Select Epigrams from the Greek Anthology
by
J. W. Mackail

Part 6 out of 6




With this brief latter summer the history of Greek poetry practically
ends. The epigrams of Damocharis, the pupil of Agathias, seem already
to show the decomposition of the art. The imposing fabric of empire
reconstructed by the genius of Justinian and his ministers had no
solidity, and was crumbling away even before the death of its founder:
while the great plague, beginning in the fifteenth year of Justinian,
continued for no less than fifty-two years to ravage every province of
the empire and depopulate whole cities and provinces. In such a period
as this the fragile and exotic poetry of the Byzantine Renaissance
could not sustain itself. Political and theological epigrams continued
to be written in profusion; but the collections may be searched
through in vain for a single touch of imagination or beauty. Under
Constantine VII. (reigned A.D. 911-959) comes the last shadowy name in
the Anthology.

COMETAS, called Chartularius or Keeper of the Records, is the author
of six epigrams in the Palatine Anthology, besides a poem in
hexameters on the Raising of Lazarus.
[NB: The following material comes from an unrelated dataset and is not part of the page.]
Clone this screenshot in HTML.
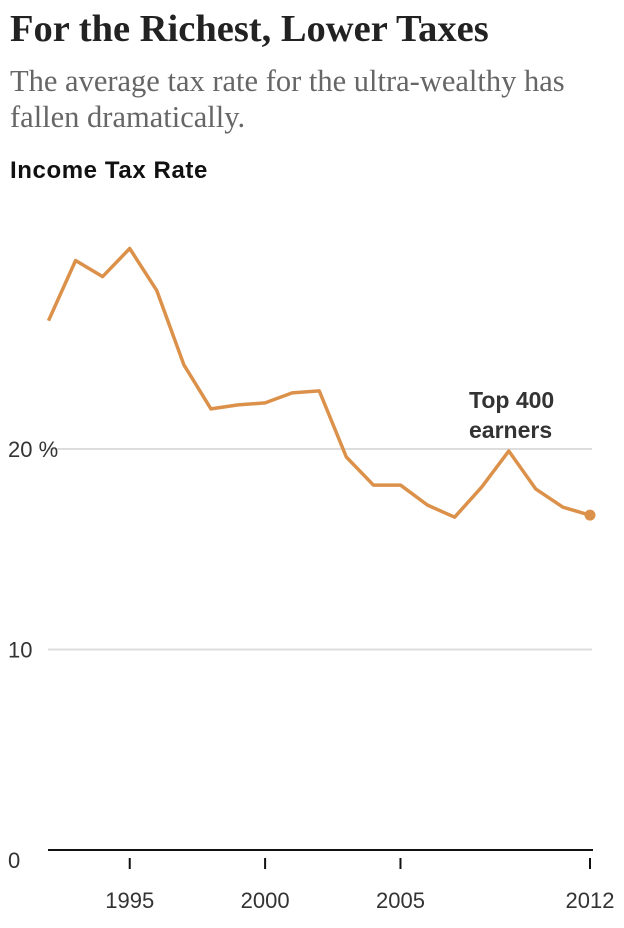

From some marginal notes in the
MS. it appears that he was a contemporary of Constantinus Cephalas.
Three of the epigrams are on a revised text of Homer which he edited.
None are of any literary value, except one beautiful pastoral couplet,
vi. 10 in this selection, which seems to be the very voice of ancient
poetry bidding the world a lingering and reluctant farewell.